19th of March 2016: 62 people die in the airplane crash of the flyDubai Boeing 737 near the Russian airport Rostov.
What happened? The weather was pretty bad. The pilots cancelled the first landing attempt due to strong turbulence and went into a holding pattern for two hours before making another attempt which they also aborted. Soon after trying to land for the second time the pilots allegedly lost control over the aircraft which then descended rapidly and crashed to the ground.
23rd January 2012: a shock wave goes through Germany. The drugstore chain Schlecker announces bankruptcy, and as a result, over 30,000 people lose their jobs.
At first sight, these two dramatic events have nothing to do with each other.
I do not want to speculate whether the crash in Rostov happened due to technical defects or human error. The investigation will clarify this. Nor do I want to judge Schlecker’s business strategy, again, others will be more capable of doing so. I am interested in something else. What ensued before? What happened before the crash, what happened before the bankruptcy?
Losses in the hundreds of millions – what took Schlecker so long to finally react to the problem? Why did the pilots stay in a holding pattern for two hours? Two hours in which they burned valuable fuel! Why did they put themselves in such dire straits?
In aviation, there is nothing unusual about a holding pattern. Whoever, on the approach to Frankfurt, had the chance to admire the Spessart from the air for half an hour, knows what a holding pattern is. Too many planes trying to land at the same airport at the same time, the weather is poor, these are all valid reasons why traffic control may command the aircraft to stay on hold. And all this is very safe. However, one must be mindful of a further key-component: the remaining fuel in the tank, which is running low!
Basically, the aircraft fuel is always calculated to last for a possible diversion to another airport, and there must be additional contingency fuel on board as a back-up for at least 45 min to cover all eventualities. But no one prepares for or anticipates a two-hour long holding pattern, especially not if the next suitable airport is only 40 minutes away.
Not to decide is also a decision – but unfortunately, one with a deadly psychological component: we believe doing nothing will prevent anything bad happening to us.
At first, all your options are still open, but the longer you stay in a holding pattern, the more your choices will diminish until you are finally forced to land wherever you are. A diversion becomes impossible due to lack of resources – not enough fuel for the aircraft, or lack of liquidity in the business.
I am not advocating for blind action taking. It is often a suitable option to “sit and wait” things out, but we must be aware that waiting also has consequences. Because we consume our resources, our competitors can strengthen their position, the fellow student gets the job I had my eyes on – and all this is happening while we are waiting and do nothing.
There is old aviation wisdom which says “stay ahead of the aircraft” – make sure your plane will never fly you to a place which you have not yet explored with your brain.

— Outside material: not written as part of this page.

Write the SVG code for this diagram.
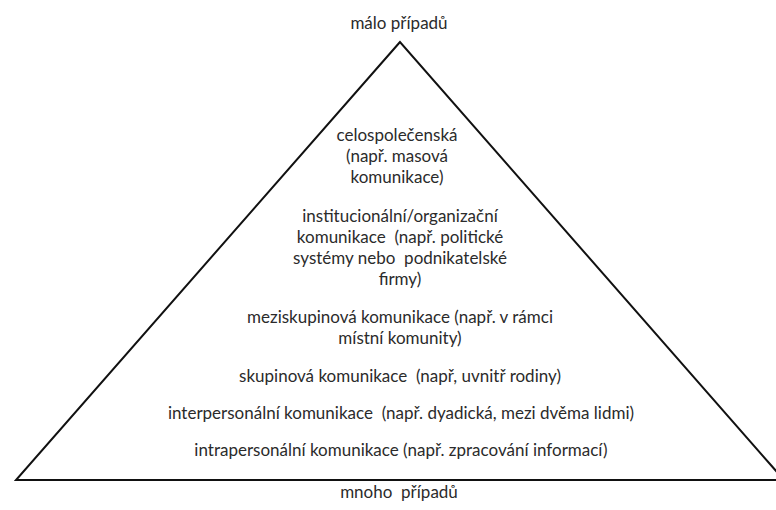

An aircraft is moving distinctively fast, and to permanently plan ahead is, therefore, essential for survival. But what about companies or our personal lives? Of course, nearly everyone does target planning, but for worst-case scenarios, we are not prepared. We often close our eyes to what we do not want to see.
Yet, the solution could be relatively simple: Create a concrete target plan. What precisely do you want to achieve? When do you want to achieve it and in which quality or form? Afterward, make a risk assessment. What could happen? What could hinder you? Which problems could you encounter?
Thirdly, consider your options and which alternatives you have. Which plan B can you pursue, which other option can you take? Most of you will have come this far, but the final step is crucial. Take a look at all your options in terms of time and decide which ones are time critical.
Do you improve your prospects and minimize the risks by deciding to do nothing and when will you reach the turning point where you no longer can but must act?
Again, nothing new actually, but yet, this one easy technique from professional aviation can determine how well you are equipped for the future.